Today's applications frequently feature massive and heterogeneous data and complicated computational requirements. There have been many efforts towards efficient parallel query processing and optimization. However, the full potential of parallelism has not been realized by existing techniques and frameworks in scaling to massive datasets, especially for applications that inherently demand recursive data accesses.
The project offers a theoretical methodology for tackling the problem of parallel query evaluation on massive data. The PI conjectures that to maximize parallelizability of generic queries, e.g., queries that are used frequently in analytical and transactional applications, one needs to examine queries that are inherently parallelizable as the basic unit of study. She identifies symmetric queries as a set of queries that are potentially highly parallelizable and will use such queries as a stepping stone to study parallelizable query languages and leverage the findings to design techniques for efficient evaluation of generic queries. In particular, the project focuses on three separate, yet highly related tasks: (1) design and study a set of query languages whose queries are symmetric, investigate the properties of these languages, and propose and prove theoretical bounds on the computational complexity of the languages, in terms of scaling and data skew; (2) investigate and propose data structures and algorithms for efficiently evaluating queries of these languages in a parallel manner; and (3) propose strategies including query rewrite and optimization techniques for efficient evaluation of arbitrary queries, based on the new data structures and algorithms that result from (2).

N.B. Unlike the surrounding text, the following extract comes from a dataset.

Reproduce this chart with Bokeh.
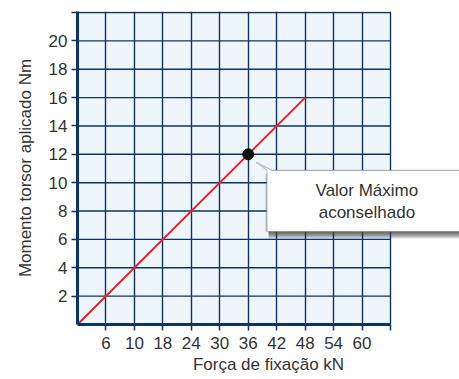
from bokeh.plotting import figure
from bokeh.models import FixedTicker, PolyAnnotation, Label, BoxAnnotation
from bokeh.embed import file_html
from bokeh.resources import INLINE

# ---- data ----
x_positions = [1, 2, 3, 4, 5, 6, 7, 8, 9, 10, 11]
x_labels = ["6", "10", "18", "24", "30", "36", "42", "48", "54", "60", ""]
y_ticks = [2, 4, 6, 8, 10, 12, 14, 16, 18, 20, 22]
y_labels = ["2", "4", "6", "8", "10", "12", "14", "16", "18", "20", ""]
line_x = [0, 8]
line_y = [0, 16]
max_x = [6]
max_y = [12]
callout_lines = ["Valor Máximo", "aconselhado"]

FONT = "Liberation Sans"
NAVY = "#0c3466"
TXT = "#333333"

x_end = x_positions[-1]
y_end = y_ticks[-1]

p = figure(frame_width=382, frame_height=313, x_range=(0, 13.425), y_range=(0, 22.07),
           output_backend="svg", toolbar_location=None,
           min_border_left=77, min_border_right=0, min_border_top=11, min_border_bottom=0)
p.outline_line_color = None
p.background_fill_color = "white"
p.border_fill_color = "white"

# grid panel background
p.add_layout(BoxAnnotation(left=0, right=x_end, bottom=0, top=y_end, fill_color="#eef6fc",
                           fill_alpha=1, line_color=None, level="image"))

# axes
p.xaxis.ticker = FixedTicker(ticks=x_positions)
p.xaxis.major_label_overrides = {k: v for k, v in zip(x_positions, x_labels)}
p.xaxis.bounds = (0, x_end)
p.yaxis.ticker = FixedTicker(ticks=y_ticks)
p.yaxis.major_label_overrides = {k: v for k, v in zip(y_ticks, y_labels)}
for ax in (p.xaxis[0], p.yaxis[0]):
    ax.axis_line_color = NAVY
    ax.axis_line_width = 3
    ax.major_tick_line_color = NAVY
    ax.major_tick_line_width = 1.5
    ax.major_tick_out = 6
    ax.major_tick_in = 0
    ax.minor_tick_line_color = None
    ax.major_label_text_font = FONT
    ax.major_label_text_font_size = "17px"
    ax.major_label_text_color = TXT
    ax.axis_label_text_font = FONT
    ax.axis_label_text_font_size = "17px"
    ax.axis_label_text_font_style = "normal"
    ax.axis_label_text_color = TXT
p.xaxis.axis_label = "Força de fixação kN"
p.yaxis.axis_label = "Momento torsor aplicado Nm"
p.xaxis.major_label_standoff = 6
p.xaxis.axis_label_standoff = 3
p.yaxis.major_label_standoff = 4
p.yaxis.axis_label_standoff = 11

# grid: vertical lines via Grid, horizontal lines limited to the panel
p.xgrid.ticker = FixedTicker(ticks=x_positions)
p.xgrid.grid_line_color = NAVY
p.xgrid.grid_line_width = 1.4
p.ygrid.grid_line_color = None
p.segment(x0=[0] * len(y_ticks), y0=y_ticks, x1=[x_end] * len(y_ticks), y1=y_ticks,
          line_color=NAVY, line_width=1.4)

# data
p.line(line_x, line_y, line_color="#e8232a", line_width=2)
p.scatter(max_x, max_y, size=11, fill_color="#111111", line_color="#111111")

# callout
tip = (6.28, 11.45)
L, R, T, B = 6.66, 13.6, 10.87, 6.55
px = 22.07 / 313.0
for k in range(1, 8):
    p.add_layout(PolyAnnotation(xs=[L + 0.06, R, R, L + 0.06], ys=[T, T, B - k * px, B - k * px],
                                fill_color="#3a3a3a", fill_alpha=0.16, line_color=None))
p.add_layout(PolyAnnotation(xs=[L - 0.06, L, L, L - 0.06], ys=[T - 0.3, T - 0.3, B, B],
                            fill_color="#888888", fill_alpha=0.35, line_color=None))
p.add_layout(PolyAnnotation(xs=[tip[0], 6.81, R, R, L, L], ys=[tip[1], T, T, B, B, T],
                            fill_color="white", fill_alpha=1, line_color="#3a3a3a", line_width=1.2))
for txt, yy in zip(callout_lines, (9.45, 7.92)):
    p.add_layout(Label(x=10.17, y=yy, text=txt, text_align="center", text_baseline="middle",
                       text_font=FONT, text_font_size="17px", text_color=TXT))

open("out.html", "w").write(file_html(p, INLINE))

During the exploratory phase of this project, the PI is conducting research activities in key areas in all three aforementioned topics. These will build the theoretical foundation, form strong collaborations with experts in related areas, and lay the groundwork for an effort suitable for a full-size XPS project. The research result of this project will be beneficial to both the database and the parallel computing communities as a new way to approach the problem of integrating the techniques of each.
The research methodology and algorithms developed is to be integrated into the undergraduate- and graduate-level database courses the PI teaches, as course materials and topics for course projects. Graduate students are supported by the project as research assistants. The PI works with various initiatives to recruit and encourage undergraduate students to participate in research activities.